Did you know the world’s oldest pyramids are located on the Atlantic coast of southern Brazil? Reports indicate that the structures were made for religious purposes, and date back to around 3,000 BC! That would predate their earliest Egyptian counterparts by several hundred years. One remarkable feature of the Brazilian pyramids is that they weren’t made of stone. They were constructed out of seashells. Because archaeologists thought the mounds were piles of rubbish, the pyramids went undiscovered for ages. The largest of the pyramids is around 100 feet high and covers 25 acres of land. Archaeologists estimate there could have been a thousand pyramids in Brazil at one time … some of which were 5,000 years old!

3.
Chinese Pyramids
These pyramidal (pih-ram-ih-dull) structures date back thousands of years, but remained relatively unknown to the western world until the early 20th century.

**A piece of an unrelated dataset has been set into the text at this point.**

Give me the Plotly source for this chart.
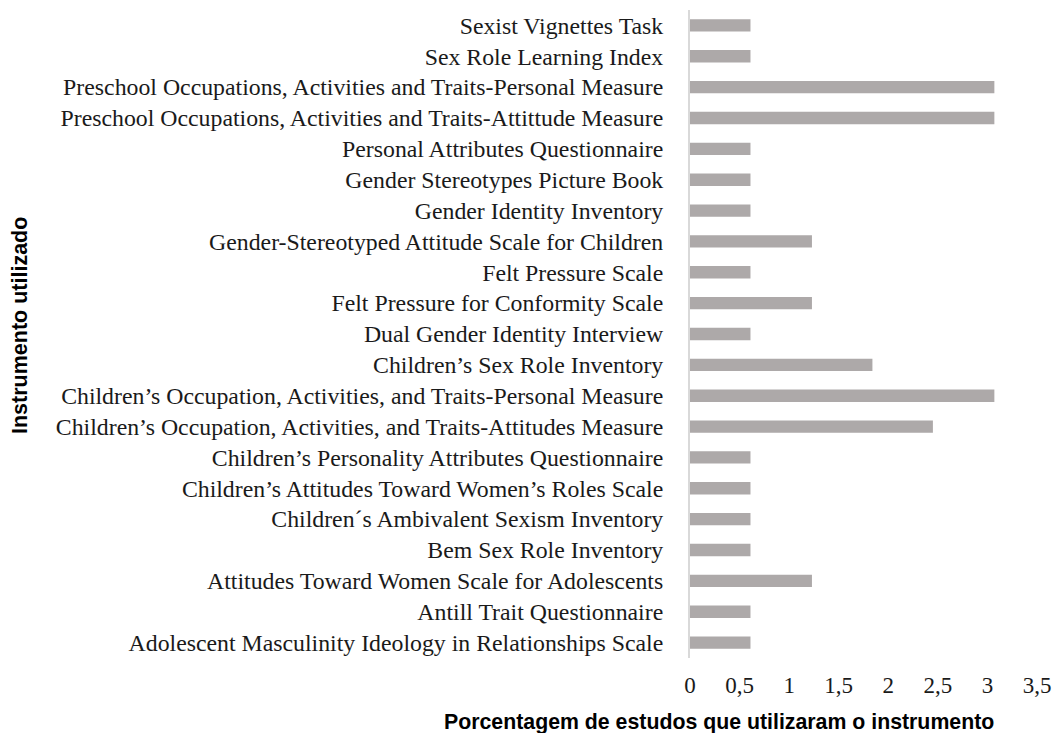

The pyramids are actually ancient mausoleums, or burial mounds that held the remains of early emperors of China and their families. Around 38 of them are located northwest of Xi’an (shee-ann). The earliest tombs in China date back to the Neolithic Hongshan (hong-shun) Culture, between 4700 to 2900 BC. Some of the better known structures include the “Great White Pyramid” or the Maoling (ma-ling) Mausoleum of Emperor Wu. It first came to widespread attention in the west during World War II, when it was spotted by a US Army pilot. But the most famous Chinese pyramid is certainly the Mausoleum of the First Qin (kin) Emperor. It’s actually located beneath a mound that’s 76 meters tall and resembles a truncated pyramid. The tomb is still unexplored … but the necropolis surrounding it has yielded the famous Terracotta Army!

2.
Could there be a pyramid in the Antarctic? In a video posted on YouTube by a group called Third Phase of the Moon, a strange looking structure is shown surrounded by snow … and it does seem to have a pyramidal (pih-ram-i-dull) shape. The image is thought to have been sighted on Google Earth. A label and pin similar in style to Google Maps can be seen that reads ‘Antartica Pyramid’ … although ‘Antarctica’ is misspelled, which might suggest some digital manipulation. It’s unclear exactly what the odd formation might be. But some experts suggest it might be an example of a ‘nunatak’ (nun-attack) … a naturally occurring mountain peak that pokes above the glaciers. They are caused by erosion and the shifting of glaciers. But more colorful theories involve an alien base being contained within the pyramid … one that was visited by US Secretary of State John Kerry. We noticed that the latter theory had a fair amount of support … what do you think?

1.
Have you heard of the pyramids of Sudan? They’re located around 125 miles south of Khartoum (kar-toom), the country’s capital. The lost city of Meroe (merr-o-wee) is home to these structures that stand up to 100 feet tall and were built between 720 and 300 BC. Meroe (merr-o-wee) served as the heart of the ancient Kush (koosh) kingdom, which was one of the earliest civilizations of the Nile region, and were known as the Black Pharaohs. The kingdom remained a major power from the 8th century BC to the 4th century AD. The pyramids display decorative elements inspired by Greece, Rome and Egypt, and their entrances normally face east, toward the rising sun. Many archaeologists think the most impressive pyramids are found at the necropolis of Meroe (merr-o-wee). Some of the structures display flat tops … a result of explorers who pillaged the site in the 19th century, and reduced some of the pyramids to rubble.